1A
- Genre: Talk radio
- Running time: Approx. 120 min.
- Country of origin: United States
- Language: English
- Home station: WAMU
- Syndicates: NPR
- Hosted by: Joshua Johnson (2017–2019); Jenn White (2020–);
- Produced by: Denise Couture; Gabe Bullard; Lindsay Foster Thomas; Danielle Knight; Marc Kilstein; Bianca Martin; Jonquilyn Hill; Avery Kleinman;
- Executive producer: Rupert Allman
- Recording studio: Washington, D.C.
- Original release: January 2, 2017
- Audio format: Stereophonic
- Website: the1a.org
- Podcast: Podcast/RSS feed

= 1A (radio program) =

American radio talk show

1A is an American radio talk show produced by WAMU in Washington, D.C., and distributed nationally by NPR (National Public Radio). The show debuted on January 2, 2017, and airs on more than 340 NPR member stations in 35 states, Washington, D.C., and the U.S. Virgin Islands. It is also broadcast on SiriusXM channel 122 several times each weekday. Jenn White is the current host.

Journalist Joshua Johnson served as the program's host from 2017 to 2019, before leaving to join MSNBC. Following his departure, Todd Zwillich took over as interim host in January 2020, and was later succeeded by Sasha-Ann Simons in April. Celeste Headlee also served as an interim guest host. On May 7, 2020, WAMU announced Jenn White as the new permanent host of 1A, beginning in July.

==Format==
1A is divided into two one-hour segments, each focusing on a topic for the hour, with one or more guests who are authorities on that topic. Most often, it is an issue in the news, but occasionally, it might deal with pop culture and entertainment. 1A invites listeners to share their opinions and comments via texts and Twitter, which the host will read. The show rarely takes phone calls, although it sometimes asks in advance for vocal comments via a voice app. At the end of each week, the show presents "The Friday News Roundup". Usually, three guest journalists are invited to participate in a review of that week's major news stories. The first hour covers domestic news, and the second hour covers international stories. Several stations air a one-hour curated version of the program, produced daily, intended for broadcast in an afternoon or evening time slot.
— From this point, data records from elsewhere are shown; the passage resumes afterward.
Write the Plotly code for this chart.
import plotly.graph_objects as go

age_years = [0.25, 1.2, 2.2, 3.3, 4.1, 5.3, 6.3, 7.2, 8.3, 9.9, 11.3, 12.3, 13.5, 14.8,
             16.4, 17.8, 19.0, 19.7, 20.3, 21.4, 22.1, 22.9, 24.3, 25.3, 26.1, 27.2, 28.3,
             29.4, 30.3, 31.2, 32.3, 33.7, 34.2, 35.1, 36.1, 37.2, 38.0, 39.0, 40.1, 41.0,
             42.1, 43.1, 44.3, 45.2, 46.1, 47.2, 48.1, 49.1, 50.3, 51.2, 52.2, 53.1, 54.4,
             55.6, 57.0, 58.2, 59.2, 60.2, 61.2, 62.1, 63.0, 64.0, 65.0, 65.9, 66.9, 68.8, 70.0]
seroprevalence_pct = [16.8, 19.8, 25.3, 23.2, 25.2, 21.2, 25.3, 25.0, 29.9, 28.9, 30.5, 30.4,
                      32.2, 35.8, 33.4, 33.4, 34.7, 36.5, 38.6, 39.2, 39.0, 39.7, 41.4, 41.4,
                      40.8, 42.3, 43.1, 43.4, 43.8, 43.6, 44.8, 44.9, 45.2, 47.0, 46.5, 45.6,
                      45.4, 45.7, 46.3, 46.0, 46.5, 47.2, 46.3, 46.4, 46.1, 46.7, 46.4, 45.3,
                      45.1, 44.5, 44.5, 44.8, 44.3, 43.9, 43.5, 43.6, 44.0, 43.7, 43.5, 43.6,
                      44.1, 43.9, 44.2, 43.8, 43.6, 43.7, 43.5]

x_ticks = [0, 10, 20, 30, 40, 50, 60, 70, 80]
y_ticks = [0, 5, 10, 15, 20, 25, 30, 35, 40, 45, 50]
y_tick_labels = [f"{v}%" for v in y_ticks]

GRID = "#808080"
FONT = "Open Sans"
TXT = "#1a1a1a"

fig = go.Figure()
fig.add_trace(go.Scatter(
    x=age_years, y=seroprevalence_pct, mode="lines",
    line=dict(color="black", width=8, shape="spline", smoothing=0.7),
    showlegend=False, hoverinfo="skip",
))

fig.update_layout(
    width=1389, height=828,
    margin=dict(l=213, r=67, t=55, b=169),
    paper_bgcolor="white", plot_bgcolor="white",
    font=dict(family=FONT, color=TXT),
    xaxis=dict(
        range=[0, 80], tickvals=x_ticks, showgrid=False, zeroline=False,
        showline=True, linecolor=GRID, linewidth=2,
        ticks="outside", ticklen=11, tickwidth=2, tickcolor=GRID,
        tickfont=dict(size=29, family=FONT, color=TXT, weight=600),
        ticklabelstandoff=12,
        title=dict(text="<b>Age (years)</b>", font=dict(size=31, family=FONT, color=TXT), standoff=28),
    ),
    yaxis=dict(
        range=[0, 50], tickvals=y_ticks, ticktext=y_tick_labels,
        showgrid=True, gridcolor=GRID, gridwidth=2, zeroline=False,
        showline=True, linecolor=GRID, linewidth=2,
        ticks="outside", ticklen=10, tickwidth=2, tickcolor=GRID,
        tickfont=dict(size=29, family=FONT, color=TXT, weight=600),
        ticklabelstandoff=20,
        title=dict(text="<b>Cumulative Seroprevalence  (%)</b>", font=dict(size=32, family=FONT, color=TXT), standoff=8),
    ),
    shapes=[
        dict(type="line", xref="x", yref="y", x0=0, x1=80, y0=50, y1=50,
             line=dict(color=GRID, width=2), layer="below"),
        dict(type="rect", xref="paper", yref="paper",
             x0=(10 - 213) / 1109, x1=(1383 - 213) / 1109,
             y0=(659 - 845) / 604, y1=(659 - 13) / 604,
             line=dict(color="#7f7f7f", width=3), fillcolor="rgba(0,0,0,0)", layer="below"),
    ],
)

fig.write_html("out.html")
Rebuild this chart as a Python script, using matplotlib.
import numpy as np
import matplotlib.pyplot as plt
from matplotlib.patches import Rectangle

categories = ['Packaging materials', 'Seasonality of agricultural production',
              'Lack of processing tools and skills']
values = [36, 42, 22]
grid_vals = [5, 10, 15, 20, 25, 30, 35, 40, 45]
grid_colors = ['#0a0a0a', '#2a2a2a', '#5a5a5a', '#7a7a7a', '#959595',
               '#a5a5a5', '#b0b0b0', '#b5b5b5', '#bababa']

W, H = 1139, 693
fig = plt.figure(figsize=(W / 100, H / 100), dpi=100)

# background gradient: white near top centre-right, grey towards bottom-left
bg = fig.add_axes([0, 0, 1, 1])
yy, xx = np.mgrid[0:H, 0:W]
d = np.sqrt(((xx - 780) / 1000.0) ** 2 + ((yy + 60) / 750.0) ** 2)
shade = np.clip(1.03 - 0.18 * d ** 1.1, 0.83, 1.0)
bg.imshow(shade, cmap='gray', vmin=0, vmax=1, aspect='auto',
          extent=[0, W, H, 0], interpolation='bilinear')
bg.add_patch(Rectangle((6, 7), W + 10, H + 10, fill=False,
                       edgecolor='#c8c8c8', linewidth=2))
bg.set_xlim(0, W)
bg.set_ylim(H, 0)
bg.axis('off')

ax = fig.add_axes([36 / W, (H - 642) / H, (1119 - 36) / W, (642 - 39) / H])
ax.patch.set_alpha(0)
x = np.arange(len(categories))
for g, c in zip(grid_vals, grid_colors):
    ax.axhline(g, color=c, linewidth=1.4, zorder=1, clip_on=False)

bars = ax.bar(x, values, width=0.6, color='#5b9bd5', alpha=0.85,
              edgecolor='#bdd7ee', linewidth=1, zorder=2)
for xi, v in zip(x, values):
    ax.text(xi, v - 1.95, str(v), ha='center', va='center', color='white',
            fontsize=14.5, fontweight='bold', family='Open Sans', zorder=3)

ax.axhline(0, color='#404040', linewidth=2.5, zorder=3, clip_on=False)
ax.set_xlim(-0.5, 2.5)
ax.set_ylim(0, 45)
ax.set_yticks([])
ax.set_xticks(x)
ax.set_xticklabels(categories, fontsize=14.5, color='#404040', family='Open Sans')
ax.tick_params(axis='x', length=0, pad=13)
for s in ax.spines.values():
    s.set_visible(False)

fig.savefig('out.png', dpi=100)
The show debuted on 169 stations in January 2017, and by March of that year, it had expanded to over 200 stations.

The program's title refers to the First Amendment to the United States Constitution.

==Hosts==
Former host Joshua Johnson is a native of West Palm Beach, Florida. He graduated from the University of Miami and worked for WLRN and the Miami Herald between 2004 and 2010. From 2010 to 2016, he was morning news host of KQED in San Francisco, a position he left to develop a radio project series entitled Truth Be Told, of which four episodes were broadcast nationally. He substituted for Diane Rehm for two days on her talk show in September 2016, and in November, Rehm announced that Johnson would be taking over her time slot. On November 22, Johnson announced his departure at the end of 2019 to host a show on MSNBC.

Todd Zwillich served as interim host from January through the end of March 2020, leaving the program to join Vice News. He was succeeded as interim host by Sasha-Ann Simons, who has been "reporting on issues of race, identity, and economic mobility for WAMU" since 2017.

On May 7, 2020, it was announced that Jennifer White would take over as permanent host of the program beginning in July.